** start **

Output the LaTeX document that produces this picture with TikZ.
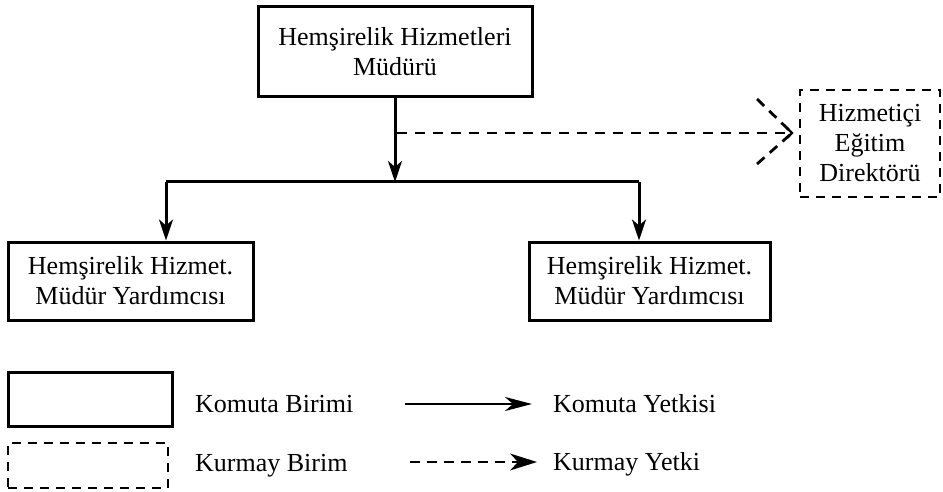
\documentclass[tikz,border=0pt]{standalone}
\usepackage{fontspec}
\setmainfont{Liberation Serif}
\usetikzlibrary{arrows.meta}
\begin{document}
\begin{tikzpicture}[x=1pt,y=-1pt,
  txt/.style={font=\fontsize{26}{30}\selectfont, align=center},
  unit/.style={txt, draw, line width=3pt, inner sep=0pt},
  staffunit/.style={txt, draw, line width=2.8pt, inner sep=0pt, dash pattern=on 9pt off 7pt},
  cmdline/.style={line width=3pt},
  cmdarrow/.style={line width=3pt, -{Stealth[length=21pt, width=14pt, inset=6pt]}},
  staffline/.style={line width=2.8pt, dash pattern=on 10pt off 8pt},
  chevron/.style={line width=2.8pt, dash pattern=on 10pt off 7pt},
  legtext/.style={txt, anchor=west, inner sep=0pt}]
\useasboundingbox (0,0) rectangle (943,492);

% organisation chart
\node[unit, minimum width=274pt, minimum height=90pt] (top) at (395,52)
  {Hemşirelik Hizmetleri\\Müdürü};
\node[unit, minimum width=245pt, minimum height=78pt] (left) at (130.5,281)
  {Hemşirelik Hizmet.\\Müdür Yardımcısı};
\node[unit, minimum width=241pt, minimum height=78pt] (right) at (649.5,281)
  {Hemşirelik Hizmet.\\Müdür Yardımcısı};
\node[staffunit, minimum width=140pt, minimum height=107pt] (edu) at (870,143.5)
  {Hizmetiçi\\Eğitim\\Direktörü};

% command lines
\coordinate (hub) at (395,182);
\coordinate (lt) at (166,182);
\coordinate (rt) at (639,182);
\draw[cmdline] (lt) -- (rt);
\draw[cmdarrow] (top.south) -- (hub);
\draw[cmdarrow] (lt) -- (lt |- left.north);
\draw[cmdarrow] (rt) -- (rt |- right.north);

% staff line to the training unit, ending in a wide dashed chevron
\coordinate (br) at (397,133);
\coordinate (tip) at (792,133);
\coordinate (chup) at (757,99);
\coordinate (chdn) at (757,164);
\draw[staffline] (br) -- (tip);
\draw[chevron] (chup) -- (tip);
\draw[chevron] (chdn) -- (tip);
\draw[line width=2.4pt] ([xshift=-5pt,yshift=-5pt]tip) -- (tip) -- ([xshift=-5pt,yshift=5pt]tip);

% legend
\node[unit, minimum width=164pt, minimum height=54pt] (lcmd) at (90,399) {};
\node[staffunit, minimum width=160pt, minimum height=45pt] (lstaff) at (88,465.5) {};
\node[legtext] (tcmd) at (195,404) {Komuta Birimi};
\node[legtext] (tstaff) at (195,466) {Kurmay Birim};
\node[legtext] (tcmda) at (553,404) {Komuta Yetkisi};
\node[legtext] (tstaffa) at (553,464) {Kurmay Yetki};
\coordinate (ca) at (405,404);
\coordinate (sa) at (410,462);
\draw[line width=2.8pt, -{Stealth[length=27pt, width=14pt, inset=8pt]}, shorten >=21pt] (ca) -- (tcmda.west |- ca);
\draw[line width=2.8pt, dash pattern=on 10pt off 7pt, -{Stealth[length=27pt, width=17pt, inset=8pt, line width=0pt]}, shorten >=16pt] (sa) -- (tstaffa.west |- sa);
\end{tikzpicture}
\end{document}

** end **

● **Objective**: Write out the listing above again, exactly, but with no pictures in the copy.

● **Solution for this exercise**:
Output the LaTeX document that produces this picture with TikZ.
\documentclass[tikz,border=0pt]{standalone}
\usepackage{fontspec}
\setmainfont{Liberation Serif}
\usetikzlibrary{arrows.meta}
\begin{document}
\begin{tikzpicture}[x=1pt,y=-1pt,
  txt/.style={font=\fontsize{26}{30}\selectfont, align=center},
  unit/.style={txt, draw, line width=3pt, inner sep=0pt},
  staffunit/.style={txt, draw, line width=2.8pt, inner sep=0pt, dash pattern=on 9pt off 7pt},
  cmdline/.style={line width=3pt},
  cmdarrow/.style={line width=3pt, -{Stealth[length=21pt, width=14pt, inset=6pt]}},
  staffline/.style={line width=2.8pt, dash pattern=on 10pt off 8pt},
  chevron/.style={line width=2.8pt, dash pattern=on 10pt off 7pt},
  legtext/.style={txt, anchor=west, inner sep=0pt}]
\useasboundingbox (0,0) rectangle (943,492);

% organisation chart
\node[unit, minimum width=274pt, minimum height=90pt] (top) at (395,52)
  {Hemşirelik Hizmetleri\\Müdürü};
\node[unit, minimum width=245pt, minimum height=78pt] (left) at (130.5,281)
  {Hemşirelik Hizmet.\\Müdür Yardımcısı};
\node[unit, minimum width=241pt, minimum height=78pt] (right) at (649.5,281)
  {Hemşirelik Hizmet.\\Müdür Yardımcısı};
\node[staffunit, minimum width=140pt, minimum height=107pt] (edu) at (870,143.5)
  {Hizmetiçi\\Eğitim\\Direktörü};

% command lines
\coordinate (hub) at (395,182);
\coordinate (lt) at (166,182);
\coordinate (rt) at (639,182);
\draw[cmdline] (lt) -- (rt);
\draw[cmdarrow] (top.south) -- (hub);
\draw[cmdarrow] (lt) -- (lt |- left.north);
\draw[cmdarrow] (rt) -- (rt |- right.north);

% staff line to the training unit, ending in a wide dashed chevron
\coordinate (br) at (397,133);
\coordinate (tip) at (792,133);
\coordinate (chup) at (757,99);
\coordinate (chdn) at (757,164);
\draw[staffline] (br) -- (tip);
\draw[chevron] (chup) -- (tip);
\draw[chevron] (chdn) -- (tip);
\draw[line width=2.4pt] ([xshift=-5pt,yshift=-5pt]tip) -- (tip) -- ([xshift=-5pt,yshift=5pt]tip);

% legend
\node[unit, minimum width=164pt, minimum height=54pt] (lcmd) at (90,399) {};
\node[staffunit, minimum width=160pt, minimum height=45pt] (lstaff) at (88,465.5) {};
\node[legtext] (tcmd) at (195,404) {Komuta Birimi};
\node[legtext] (tstaff) at (195,466) {Kurmay Birim};
\node[legtext] (tcmda) at (553,404) {Komuta Yetkisi};
\node[legtext] (tstaffa) at (553,464) {Kurmay Yetki};
\coordinate (ca) at (405,404);
\coordinate (sa) at (410,462);
\draw[line width=2.8pt, -{Stealth[length=27pt, width=14pt, inset=8pt]}, shorten >=21pt] (ca) -- (tcmda.west |- ca);
\draw[line width=2.8pt, dash pattern=on 10pt off 7pt, -{Stealth[length=27pt, width=17pt, inset=8pt, line width=0pt]}, shorten >=16pt] (sa) -- (tstaffa.west |- sa);
\end{tikzpicture}
\end{document}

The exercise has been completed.